==== Raw data

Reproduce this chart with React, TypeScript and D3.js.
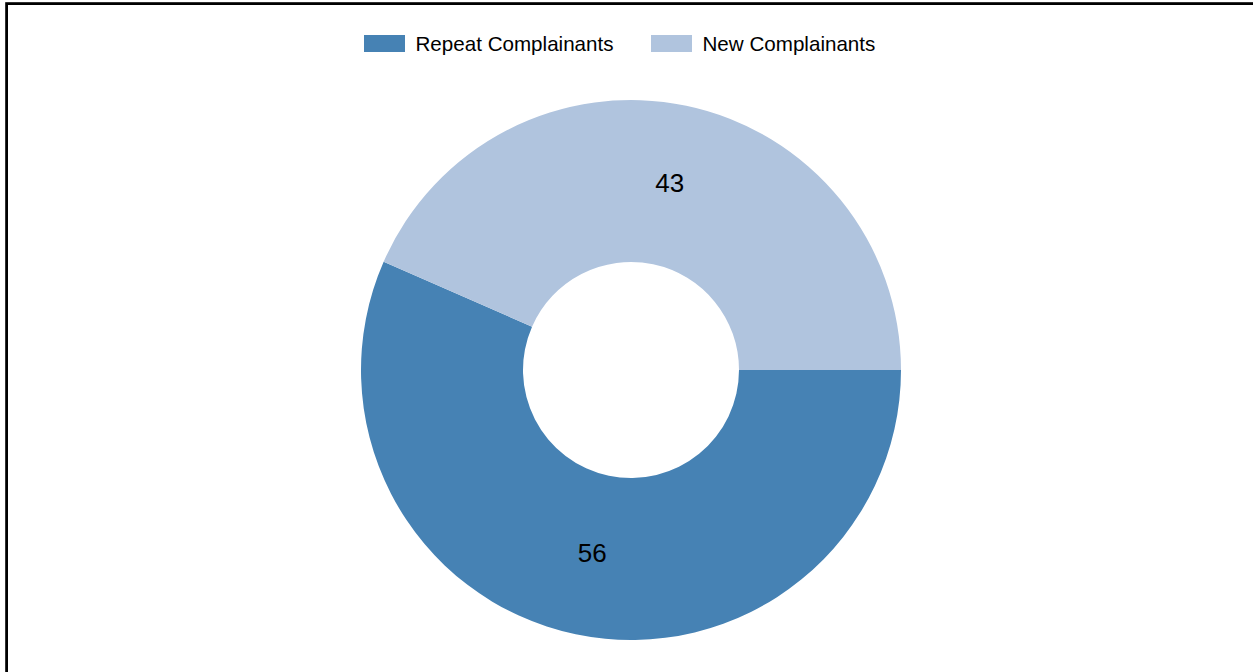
import React from "react";
import * as d3 from "d3";

const categories = ["Repeat Complainants", "New Complainants"];
const values = [56, 43];
const colors = ["#4682b4", "#b0c4de"];

const W = 1253;
const H = 672;

export default function App() {
  const cx = 631;
  const cy = 370;
  const outerR = 270;
  const innerR = 108;

  const pie = d3
    .pie<number>()
    .sort(null)
    .startAngle(Math.PI / 2)
    .endAngle(Math.PI / 2 + 2 * Math.PI)
    .value((d) => d);
  const arcs = pie(values);
  const arcGen = d3.arc<d3.PieArcDatum<number>>().innerRadius(innerR).outerRadius(outerR);

  const legendX = [364, 651];

  return (
    <svg
      width={W}
      height={H}
      style={{ position: "absolute", left: 0, top: 0, fontFamily: "Arial, 'Liberation Sans', sans-serif" }}
    >
      <rect x={0} y={0} width={W} height={H} fill="#fff" />
      <rect x={6.6} y={3.6} width={W + 20} height={H + 20} fill="none" stroke="#000" strokeWidth={2.8} />
      <g transform={`translate(${cx},${cy})`}>
        {arcs.map((a, i) => (
          <path key={i} d={arcGen(a) || ""} fill={colors[i]} />
        ))}
        {arcs.map((a, i) => {
          const [x, y] = arcGen.centroid(a);
          return (
            <text key={"l" + i} x={x} y={y} dy="0.28em" textAnchor="middle" fontSize={26} fill="#000">
              {values[i]}
            </text>
          );
        })}
      </g>
      <g>
        {categories.map((c, i) => (
          <g key={c} transform={`translate(${legendX[i]},35)`}>
            <rect x={0} y={0} width={41} height={17} fill={colors[i]} />
            <text x={51.5} y={15.5} fontSize={20.6} fill="#000">
              {c}
            </text>
          </g>
        ))}
      </g>
    </svg>
  );
}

========

» **Exercise objective**: Print the data above verbatim from the first line through the line holding "const innerR = 108;", leaving every picture out.

» **Answer to this exercise**:
Reproduce this chart with React, TypeScript and D3.js.
import React from "react";
import * as d3 from "d3";

const categories = ["Repeat Complainants", "New Complainants"];
const values = [56, 43];
const colors = ["#4682b4", "#b0c4de"];

const W = 1253;
const H = 672;

export default function App() {
  const cx = 631;
  const cy = 370;
  const outerR = 270;
  const innerR = 108;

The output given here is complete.